New manufacturing orders fell for the fifth successive month amid persistently weak underlying demand in October, according to the latest AIB Ireland Manufacturing PMI.
Manufacturing output and employment both rose month-on-month, however, as firms made inroads into backlogs, the input prices rose at a strong overall rate - albeit the slowest in 20 months as weakening demand offset improving supply chains.
The PMI registered 51.4 in October, indicating a modest overall improvement in operating conditions in the goods-producing sector. The reading represented little change from September's 51.5 but was below the long-term average of 52.3.
"There was little change in the headline index in the AIB Irish Manufacturing PMI survey for October," said Oliver Mangan, chief economist at AIB. "The PMI remained within a narrow 51-52 range for a fourth consecutive month, with the index edging down to 51.4 from 51.5 in September.
"This signals a further modest improvement in business conditions in the sector. Much weaker readings are being seen in the rest of Europe, with the flash Manufacturing PMIs sinking deeper into contraction territory in October, at 46.6 in the Eurozone and 45.8 in the UK.
"However, there are some warning signals in the Irish data, with new orders, including export orders, declining for a fifth consecutive month as high inflation weighs on consumer demand, both at home and abroad.
"There was a slight increase in output as manufacturers continued to work to clear order backlogs and rebuild stocks of finished goods.
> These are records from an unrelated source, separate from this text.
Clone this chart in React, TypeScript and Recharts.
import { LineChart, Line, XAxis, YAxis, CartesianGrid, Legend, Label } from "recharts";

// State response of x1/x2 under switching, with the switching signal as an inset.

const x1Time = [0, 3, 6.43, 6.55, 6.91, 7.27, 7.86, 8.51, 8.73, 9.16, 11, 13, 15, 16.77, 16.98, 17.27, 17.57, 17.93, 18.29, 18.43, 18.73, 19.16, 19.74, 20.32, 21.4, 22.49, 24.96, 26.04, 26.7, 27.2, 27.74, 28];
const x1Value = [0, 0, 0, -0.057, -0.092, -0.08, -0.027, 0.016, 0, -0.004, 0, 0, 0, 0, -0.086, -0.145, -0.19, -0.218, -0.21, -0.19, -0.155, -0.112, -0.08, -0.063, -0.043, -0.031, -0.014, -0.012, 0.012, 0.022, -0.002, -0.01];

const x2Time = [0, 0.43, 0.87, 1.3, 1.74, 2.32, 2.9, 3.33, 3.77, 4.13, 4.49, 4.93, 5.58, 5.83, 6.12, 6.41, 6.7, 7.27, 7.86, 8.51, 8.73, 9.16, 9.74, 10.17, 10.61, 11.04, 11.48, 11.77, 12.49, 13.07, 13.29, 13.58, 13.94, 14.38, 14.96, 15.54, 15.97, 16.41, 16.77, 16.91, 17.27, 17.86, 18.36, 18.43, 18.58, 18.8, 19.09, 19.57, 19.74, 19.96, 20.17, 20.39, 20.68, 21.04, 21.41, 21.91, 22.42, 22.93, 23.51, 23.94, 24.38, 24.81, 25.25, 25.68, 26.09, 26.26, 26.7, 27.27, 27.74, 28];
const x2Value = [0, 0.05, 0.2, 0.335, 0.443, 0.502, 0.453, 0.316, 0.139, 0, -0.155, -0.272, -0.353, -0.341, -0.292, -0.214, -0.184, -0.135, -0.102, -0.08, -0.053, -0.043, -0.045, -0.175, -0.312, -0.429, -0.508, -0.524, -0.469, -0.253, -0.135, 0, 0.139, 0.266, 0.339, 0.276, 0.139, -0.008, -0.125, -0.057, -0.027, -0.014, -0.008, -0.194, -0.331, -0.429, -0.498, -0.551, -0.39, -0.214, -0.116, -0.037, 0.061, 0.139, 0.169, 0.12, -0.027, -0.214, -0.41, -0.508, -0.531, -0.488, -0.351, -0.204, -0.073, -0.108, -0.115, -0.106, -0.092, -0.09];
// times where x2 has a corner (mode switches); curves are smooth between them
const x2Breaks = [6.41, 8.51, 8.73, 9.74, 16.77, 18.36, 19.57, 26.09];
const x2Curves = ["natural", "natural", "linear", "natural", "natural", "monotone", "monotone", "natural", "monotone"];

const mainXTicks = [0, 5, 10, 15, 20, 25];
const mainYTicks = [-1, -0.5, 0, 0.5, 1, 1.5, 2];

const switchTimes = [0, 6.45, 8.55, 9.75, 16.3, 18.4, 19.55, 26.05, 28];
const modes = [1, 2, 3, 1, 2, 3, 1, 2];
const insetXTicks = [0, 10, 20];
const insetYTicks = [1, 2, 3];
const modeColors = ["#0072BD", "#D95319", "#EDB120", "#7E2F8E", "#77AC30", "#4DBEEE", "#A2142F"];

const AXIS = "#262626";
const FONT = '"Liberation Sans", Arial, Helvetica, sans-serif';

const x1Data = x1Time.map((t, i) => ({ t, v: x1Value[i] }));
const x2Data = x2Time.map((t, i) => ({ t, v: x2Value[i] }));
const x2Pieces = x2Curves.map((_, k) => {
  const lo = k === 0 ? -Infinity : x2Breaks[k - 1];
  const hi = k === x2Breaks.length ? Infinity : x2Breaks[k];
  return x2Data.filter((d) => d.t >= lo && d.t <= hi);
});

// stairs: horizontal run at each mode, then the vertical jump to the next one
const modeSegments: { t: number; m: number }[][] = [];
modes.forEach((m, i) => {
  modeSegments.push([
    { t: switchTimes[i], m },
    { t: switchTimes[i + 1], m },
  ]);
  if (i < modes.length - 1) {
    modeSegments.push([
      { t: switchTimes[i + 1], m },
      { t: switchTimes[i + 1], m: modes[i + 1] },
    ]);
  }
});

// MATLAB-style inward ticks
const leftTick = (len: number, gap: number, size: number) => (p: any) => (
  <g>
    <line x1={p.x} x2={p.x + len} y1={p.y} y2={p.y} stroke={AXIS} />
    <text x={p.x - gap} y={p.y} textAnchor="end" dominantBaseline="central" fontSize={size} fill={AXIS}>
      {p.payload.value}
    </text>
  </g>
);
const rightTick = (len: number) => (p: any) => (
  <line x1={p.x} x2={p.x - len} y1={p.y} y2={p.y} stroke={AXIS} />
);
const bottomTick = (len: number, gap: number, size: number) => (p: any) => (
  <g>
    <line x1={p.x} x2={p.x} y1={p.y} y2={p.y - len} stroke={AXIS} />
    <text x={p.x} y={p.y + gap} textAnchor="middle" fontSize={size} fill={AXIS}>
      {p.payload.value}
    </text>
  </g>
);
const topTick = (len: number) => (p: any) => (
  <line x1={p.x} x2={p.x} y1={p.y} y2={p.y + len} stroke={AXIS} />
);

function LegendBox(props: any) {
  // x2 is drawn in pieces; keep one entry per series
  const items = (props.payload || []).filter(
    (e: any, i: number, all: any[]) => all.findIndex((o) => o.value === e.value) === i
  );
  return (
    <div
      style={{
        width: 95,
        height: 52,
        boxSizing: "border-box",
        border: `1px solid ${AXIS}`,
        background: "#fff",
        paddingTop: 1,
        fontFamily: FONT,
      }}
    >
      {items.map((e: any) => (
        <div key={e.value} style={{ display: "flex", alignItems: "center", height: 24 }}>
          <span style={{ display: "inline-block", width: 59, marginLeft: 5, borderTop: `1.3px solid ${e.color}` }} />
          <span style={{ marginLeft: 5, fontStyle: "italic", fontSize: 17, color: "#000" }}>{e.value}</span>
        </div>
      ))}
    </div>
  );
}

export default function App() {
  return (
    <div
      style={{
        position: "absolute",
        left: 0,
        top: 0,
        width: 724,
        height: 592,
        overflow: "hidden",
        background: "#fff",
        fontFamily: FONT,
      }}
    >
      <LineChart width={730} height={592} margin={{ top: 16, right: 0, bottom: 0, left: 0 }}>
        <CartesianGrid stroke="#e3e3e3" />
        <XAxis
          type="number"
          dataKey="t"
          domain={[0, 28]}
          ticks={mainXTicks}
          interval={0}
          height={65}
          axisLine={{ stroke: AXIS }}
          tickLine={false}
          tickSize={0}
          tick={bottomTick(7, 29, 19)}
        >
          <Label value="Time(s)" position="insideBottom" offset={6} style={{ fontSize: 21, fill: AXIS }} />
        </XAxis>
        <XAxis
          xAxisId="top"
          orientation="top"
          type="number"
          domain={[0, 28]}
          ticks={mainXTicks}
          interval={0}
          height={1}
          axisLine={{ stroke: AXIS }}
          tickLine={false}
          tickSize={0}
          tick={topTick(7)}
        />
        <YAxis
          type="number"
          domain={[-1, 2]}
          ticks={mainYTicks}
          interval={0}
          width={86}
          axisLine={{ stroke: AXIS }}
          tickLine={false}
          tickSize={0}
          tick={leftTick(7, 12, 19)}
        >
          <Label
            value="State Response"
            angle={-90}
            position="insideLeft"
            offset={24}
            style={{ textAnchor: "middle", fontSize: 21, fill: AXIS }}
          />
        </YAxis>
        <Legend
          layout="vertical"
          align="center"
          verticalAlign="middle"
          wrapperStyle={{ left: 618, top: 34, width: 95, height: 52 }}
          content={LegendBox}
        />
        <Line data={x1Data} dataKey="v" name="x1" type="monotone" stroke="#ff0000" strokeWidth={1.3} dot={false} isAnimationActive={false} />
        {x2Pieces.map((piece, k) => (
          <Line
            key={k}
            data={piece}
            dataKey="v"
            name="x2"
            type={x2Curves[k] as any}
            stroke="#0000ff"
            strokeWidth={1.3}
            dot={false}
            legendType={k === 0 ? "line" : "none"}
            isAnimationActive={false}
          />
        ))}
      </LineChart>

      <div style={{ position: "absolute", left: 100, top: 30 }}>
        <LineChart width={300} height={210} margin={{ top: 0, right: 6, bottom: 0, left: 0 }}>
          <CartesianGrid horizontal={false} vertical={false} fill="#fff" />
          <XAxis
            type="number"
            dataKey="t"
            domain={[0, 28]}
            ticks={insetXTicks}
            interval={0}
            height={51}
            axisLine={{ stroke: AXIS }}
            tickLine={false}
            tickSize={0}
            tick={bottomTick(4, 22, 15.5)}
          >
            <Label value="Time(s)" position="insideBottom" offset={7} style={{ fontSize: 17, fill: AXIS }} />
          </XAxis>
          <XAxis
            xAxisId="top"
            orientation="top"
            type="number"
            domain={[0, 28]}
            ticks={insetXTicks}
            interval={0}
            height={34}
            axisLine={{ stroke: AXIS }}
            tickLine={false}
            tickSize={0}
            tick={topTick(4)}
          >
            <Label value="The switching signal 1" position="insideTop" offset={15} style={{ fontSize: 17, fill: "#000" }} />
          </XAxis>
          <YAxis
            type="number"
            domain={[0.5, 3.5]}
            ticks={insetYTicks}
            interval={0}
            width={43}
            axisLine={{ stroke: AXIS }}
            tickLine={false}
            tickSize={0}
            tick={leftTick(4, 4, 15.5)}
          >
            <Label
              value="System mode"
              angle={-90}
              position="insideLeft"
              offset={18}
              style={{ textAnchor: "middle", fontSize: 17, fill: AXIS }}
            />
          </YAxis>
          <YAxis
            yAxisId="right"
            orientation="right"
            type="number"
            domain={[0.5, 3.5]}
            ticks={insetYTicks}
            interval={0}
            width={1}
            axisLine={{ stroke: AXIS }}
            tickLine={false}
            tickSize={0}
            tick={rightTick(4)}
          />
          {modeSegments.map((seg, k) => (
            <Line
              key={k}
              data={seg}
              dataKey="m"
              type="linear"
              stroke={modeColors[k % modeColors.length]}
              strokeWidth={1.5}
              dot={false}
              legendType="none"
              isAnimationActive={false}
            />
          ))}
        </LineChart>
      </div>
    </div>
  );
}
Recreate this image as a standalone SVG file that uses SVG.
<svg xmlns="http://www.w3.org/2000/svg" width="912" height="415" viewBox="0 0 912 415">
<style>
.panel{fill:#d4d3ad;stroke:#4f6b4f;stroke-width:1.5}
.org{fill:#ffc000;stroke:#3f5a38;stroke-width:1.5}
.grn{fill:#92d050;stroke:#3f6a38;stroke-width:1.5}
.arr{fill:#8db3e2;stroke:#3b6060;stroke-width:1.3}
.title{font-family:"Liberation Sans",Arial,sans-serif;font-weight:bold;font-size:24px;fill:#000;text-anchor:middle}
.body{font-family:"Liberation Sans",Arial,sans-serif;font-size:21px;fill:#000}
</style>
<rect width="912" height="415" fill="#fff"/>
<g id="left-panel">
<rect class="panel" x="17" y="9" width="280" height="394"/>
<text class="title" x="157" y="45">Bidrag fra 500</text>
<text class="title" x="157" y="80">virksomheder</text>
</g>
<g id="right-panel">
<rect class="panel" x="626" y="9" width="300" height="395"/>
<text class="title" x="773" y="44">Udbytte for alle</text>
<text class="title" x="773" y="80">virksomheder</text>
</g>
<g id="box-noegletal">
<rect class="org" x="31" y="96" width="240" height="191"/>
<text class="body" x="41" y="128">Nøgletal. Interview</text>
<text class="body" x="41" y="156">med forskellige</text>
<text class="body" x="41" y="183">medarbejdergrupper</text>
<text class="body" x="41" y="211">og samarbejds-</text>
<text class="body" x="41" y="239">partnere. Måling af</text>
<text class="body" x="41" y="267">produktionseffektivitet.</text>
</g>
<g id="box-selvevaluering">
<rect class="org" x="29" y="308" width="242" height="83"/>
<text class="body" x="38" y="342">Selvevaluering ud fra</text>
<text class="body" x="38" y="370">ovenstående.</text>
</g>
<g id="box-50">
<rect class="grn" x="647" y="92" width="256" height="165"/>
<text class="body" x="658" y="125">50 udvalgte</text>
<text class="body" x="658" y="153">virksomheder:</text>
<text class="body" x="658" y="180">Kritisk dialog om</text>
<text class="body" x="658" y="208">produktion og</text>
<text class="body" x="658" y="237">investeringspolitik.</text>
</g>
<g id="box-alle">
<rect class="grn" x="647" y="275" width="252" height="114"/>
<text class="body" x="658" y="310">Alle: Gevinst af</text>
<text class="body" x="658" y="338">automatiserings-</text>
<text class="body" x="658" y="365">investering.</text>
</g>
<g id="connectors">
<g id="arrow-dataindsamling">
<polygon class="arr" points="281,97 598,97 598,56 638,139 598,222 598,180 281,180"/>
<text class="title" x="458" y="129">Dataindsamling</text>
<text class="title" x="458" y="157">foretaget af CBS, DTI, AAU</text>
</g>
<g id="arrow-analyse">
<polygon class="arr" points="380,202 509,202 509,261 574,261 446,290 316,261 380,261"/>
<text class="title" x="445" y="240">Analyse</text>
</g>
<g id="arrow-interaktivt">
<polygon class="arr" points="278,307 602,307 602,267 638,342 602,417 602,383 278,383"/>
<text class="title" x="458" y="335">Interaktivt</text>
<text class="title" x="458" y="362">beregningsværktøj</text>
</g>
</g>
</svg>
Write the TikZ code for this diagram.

As a result, firms were still hiring, with another solid increase in employment in the month."
In addition to output and employment, stocks of purchases also expanded last month, while supply delivery times lengthened further and new orders, the largest component of the PMI with a 30% weighting, remained negative.
The rate of reduction in new orders remained solid, with survey respondents reporting that customers had been deterred by high inflation, and new export orders fell at their quickest rate since June amid stagnant international demand.
The uptick in output reflected work to reduce outstanding contracts, with backlogs falling at their fastest rate since January 2021 and inventories of finished goods rising for the fourth consecutive month, but at a slower rate than in August and September.
The sustained drop in new work influenced firms' purchases of inputs in October, with a third decline in four months. In addition to lower demand, reduced buying activity reflected sufficient stock levels, which rose for the 19th consecutive month on the back of the arrival of previously ordered materials.
However, input inventories rose at the slowest rate over this sequence.
The lengthening of suppliers' delivery times was linked to staff shortages and high fuel costs as well as ongoing shortages of electronic components, although the increase in lead times was the second-smallest for the past 23 months.
Input price inflation eased for the fourth time in five months to a 20-month low, reflecting not only improved supply chains but weakening demand conditions, but output inflation edged up to a three-month high as firms passed on greater costs from materials, labour, fuel and energy.
The 12-month outlook improved to a seven-month high with anecdotal evidence linking positive expectations to export forecasts and hopes that the current downturn in demand will prove temporary.
"While suppliers’ delivery times continued to lengthen in October, there are signs of easing pressures on supply chains," Mangan added.
"Meanwhile, manufacturers cut their purchases of inputs for the third time in four months. In terms of the 12-month outlook, sentiment rose for the second month running, hitting a seven month high, though it remains below its long run average.
"Despite the weakening in demand, inflationary pressures remain strong. Input prices continued to rise sharply, with pressure on energy, fuel, materials and labour costs, though the rate of increase slowed further to a 20-month low.
"Output price inflation also remained elevated, edging up to a three-month high, as firms passed on higher costs to customers."